Records
===============
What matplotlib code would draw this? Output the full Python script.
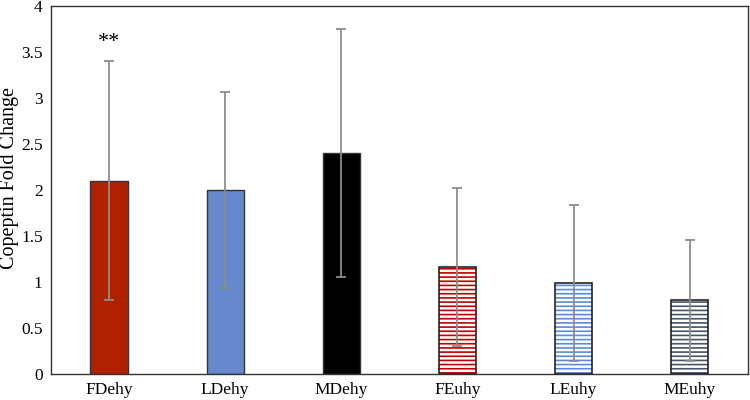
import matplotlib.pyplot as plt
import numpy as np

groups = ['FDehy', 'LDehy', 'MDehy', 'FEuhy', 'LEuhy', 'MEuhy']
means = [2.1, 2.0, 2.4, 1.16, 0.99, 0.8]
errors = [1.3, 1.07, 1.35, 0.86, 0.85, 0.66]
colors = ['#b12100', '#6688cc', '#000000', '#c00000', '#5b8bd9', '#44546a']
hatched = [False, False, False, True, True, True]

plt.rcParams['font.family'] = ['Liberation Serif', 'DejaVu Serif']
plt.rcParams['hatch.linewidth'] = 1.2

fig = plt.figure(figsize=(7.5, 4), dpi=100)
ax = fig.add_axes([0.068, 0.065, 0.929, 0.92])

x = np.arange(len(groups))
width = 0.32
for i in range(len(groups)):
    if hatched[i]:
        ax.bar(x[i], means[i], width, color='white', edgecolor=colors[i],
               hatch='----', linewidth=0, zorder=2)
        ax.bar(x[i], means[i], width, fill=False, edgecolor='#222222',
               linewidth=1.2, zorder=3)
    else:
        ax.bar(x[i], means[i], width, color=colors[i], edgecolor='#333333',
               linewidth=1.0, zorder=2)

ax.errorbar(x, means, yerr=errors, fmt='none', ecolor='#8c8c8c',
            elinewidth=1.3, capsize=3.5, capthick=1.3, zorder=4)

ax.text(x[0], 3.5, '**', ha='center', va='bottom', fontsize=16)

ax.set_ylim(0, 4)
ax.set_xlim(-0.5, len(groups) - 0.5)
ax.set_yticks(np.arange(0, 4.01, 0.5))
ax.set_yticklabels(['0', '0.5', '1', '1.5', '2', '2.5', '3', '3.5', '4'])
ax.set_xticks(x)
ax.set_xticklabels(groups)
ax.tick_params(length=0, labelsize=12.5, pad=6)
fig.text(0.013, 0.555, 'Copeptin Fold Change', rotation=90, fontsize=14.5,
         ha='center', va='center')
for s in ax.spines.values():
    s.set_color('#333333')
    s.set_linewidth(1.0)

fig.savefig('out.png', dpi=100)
===============
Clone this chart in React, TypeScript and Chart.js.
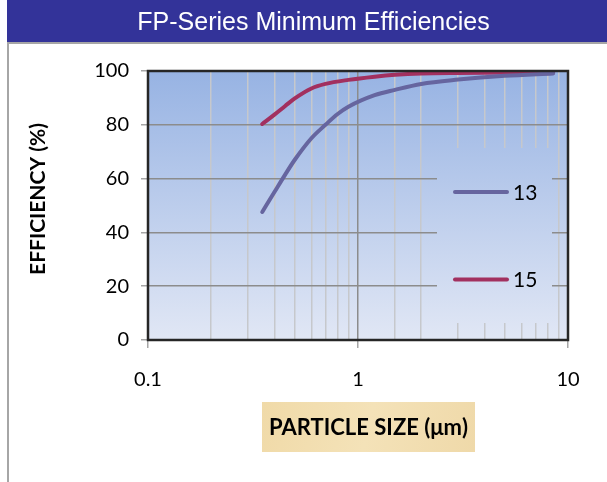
===============
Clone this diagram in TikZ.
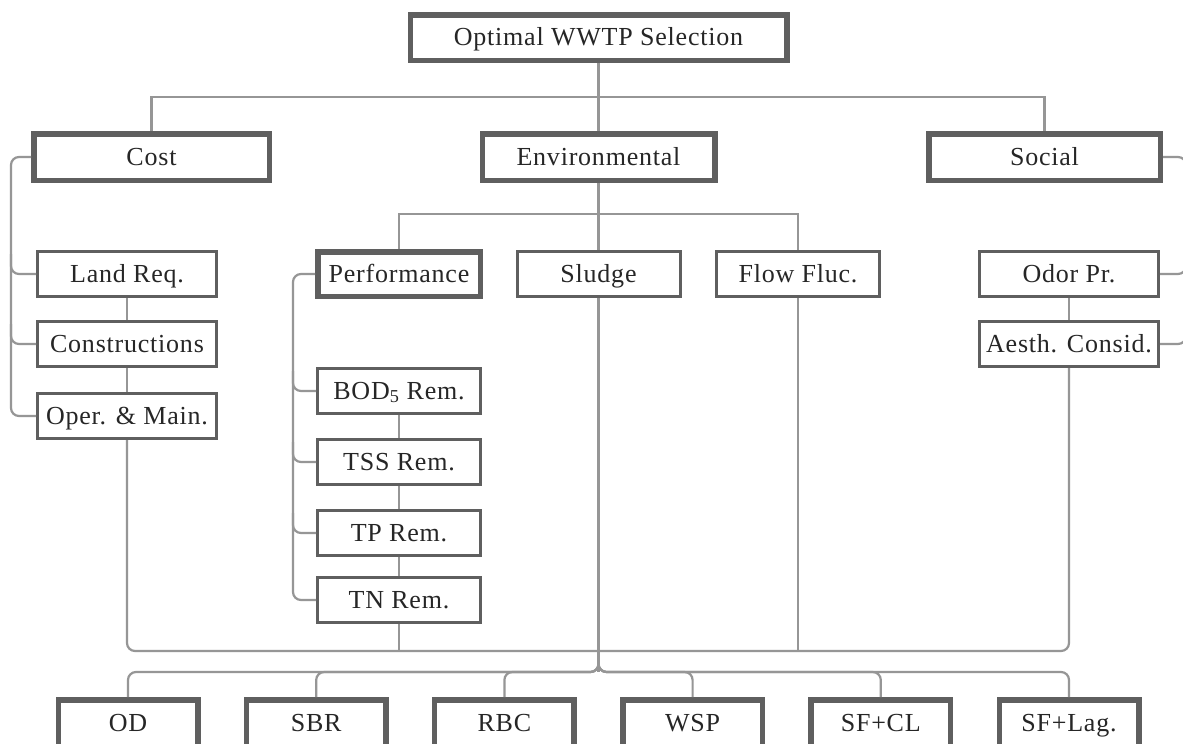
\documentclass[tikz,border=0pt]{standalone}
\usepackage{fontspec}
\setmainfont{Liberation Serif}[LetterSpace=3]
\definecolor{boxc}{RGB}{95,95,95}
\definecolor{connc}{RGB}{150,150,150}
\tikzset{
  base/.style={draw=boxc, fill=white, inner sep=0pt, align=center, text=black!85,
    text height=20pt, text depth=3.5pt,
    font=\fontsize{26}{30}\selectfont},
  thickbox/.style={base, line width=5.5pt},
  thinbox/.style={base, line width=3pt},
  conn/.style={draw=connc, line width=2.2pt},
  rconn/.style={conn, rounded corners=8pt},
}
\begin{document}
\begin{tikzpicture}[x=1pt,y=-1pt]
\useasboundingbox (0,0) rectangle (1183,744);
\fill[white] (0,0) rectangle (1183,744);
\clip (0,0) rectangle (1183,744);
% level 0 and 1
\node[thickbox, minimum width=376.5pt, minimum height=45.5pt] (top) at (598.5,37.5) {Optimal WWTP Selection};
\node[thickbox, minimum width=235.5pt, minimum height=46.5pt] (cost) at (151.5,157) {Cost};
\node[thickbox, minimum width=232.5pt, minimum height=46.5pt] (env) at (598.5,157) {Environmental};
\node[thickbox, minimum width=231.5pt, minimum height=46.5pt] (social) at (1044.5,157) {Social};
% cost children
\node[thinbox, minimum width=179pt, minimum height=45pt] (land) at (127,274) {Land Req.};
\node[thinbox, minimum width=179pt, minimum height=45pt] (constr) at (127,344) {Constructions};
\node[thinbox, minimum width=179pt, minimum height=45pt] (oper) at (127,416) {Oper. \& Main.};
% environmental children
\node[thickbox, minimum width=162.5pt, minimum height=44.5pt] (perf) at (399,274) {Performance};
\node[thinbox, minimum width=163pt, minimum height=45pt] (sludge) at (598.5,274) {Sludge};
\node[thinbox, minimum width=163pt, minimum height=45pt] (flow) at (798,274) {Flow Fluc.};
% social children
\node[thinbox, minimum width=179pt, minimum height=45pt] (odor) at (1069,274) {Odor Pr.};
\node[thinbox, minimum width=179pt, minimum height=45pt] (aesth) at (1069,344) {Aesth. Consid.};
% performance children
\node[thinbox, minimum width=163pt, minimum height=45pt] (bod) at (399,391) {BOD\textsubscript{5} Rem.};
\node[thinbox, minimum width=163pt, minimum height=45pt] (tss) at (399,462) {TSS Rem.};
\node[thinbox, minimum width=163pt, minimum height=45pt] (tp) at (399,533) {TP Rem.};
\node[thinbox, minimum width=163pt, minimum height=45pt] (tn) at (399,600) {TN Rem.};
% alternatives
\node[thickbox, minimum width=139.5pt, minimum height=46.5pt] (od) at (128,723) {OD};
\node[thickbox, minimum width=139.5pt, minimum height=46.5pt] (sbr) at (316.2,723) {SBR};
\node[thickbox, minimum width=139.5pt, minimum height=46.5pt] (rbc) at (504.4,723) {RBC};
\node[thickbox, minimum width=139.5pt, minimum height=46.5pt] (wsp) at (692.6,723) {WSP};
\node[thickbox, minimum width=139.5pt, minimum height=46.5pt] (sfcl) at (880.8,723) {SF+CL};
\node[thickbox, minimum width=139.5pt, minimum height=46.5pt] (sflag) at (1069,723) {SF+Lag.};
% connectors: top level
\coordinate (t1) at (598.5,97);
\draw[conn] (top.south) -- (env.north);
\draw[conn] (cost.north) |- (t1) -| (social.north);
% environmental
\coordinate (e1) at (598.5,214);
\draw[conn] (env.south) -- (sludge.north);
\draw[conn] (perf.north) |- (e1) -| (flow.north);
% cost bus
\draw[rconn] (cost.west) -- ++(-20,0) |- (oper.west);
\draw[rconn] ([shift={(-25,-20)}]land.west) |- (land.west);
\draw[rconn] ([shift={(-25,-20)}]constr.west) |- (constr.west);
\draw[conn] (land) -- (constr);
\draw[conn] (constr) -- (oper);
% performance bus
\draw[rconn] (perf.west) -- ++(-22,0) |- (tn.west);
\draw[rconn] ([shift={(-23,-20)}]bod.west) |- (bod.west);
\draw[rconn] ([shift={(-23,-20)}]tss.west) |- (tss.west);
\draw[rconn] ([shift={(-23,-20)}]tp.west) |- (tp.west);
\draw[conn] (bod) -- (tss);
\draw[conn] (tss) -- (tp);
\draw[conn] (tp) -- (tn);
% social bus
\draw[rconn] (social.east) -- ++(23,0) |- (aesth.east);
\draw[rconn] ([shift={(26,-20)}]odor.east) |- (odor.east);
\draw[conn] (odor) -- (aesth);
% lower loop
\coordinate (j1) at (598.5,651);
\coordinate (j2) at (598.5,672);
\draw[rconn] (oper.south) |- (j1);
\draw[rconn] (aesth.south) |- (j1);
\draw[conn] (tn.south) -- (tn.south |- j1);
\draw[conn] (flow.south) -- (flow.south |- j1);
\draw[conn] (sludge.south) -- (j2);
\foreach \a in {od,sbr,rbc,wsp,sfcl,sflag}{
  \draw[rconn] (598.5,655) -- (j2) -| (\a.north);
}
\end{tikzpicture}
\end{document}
===============
Given task
A single figure is required: the number of lines above in which the word "this" occurs.

Exercise output
3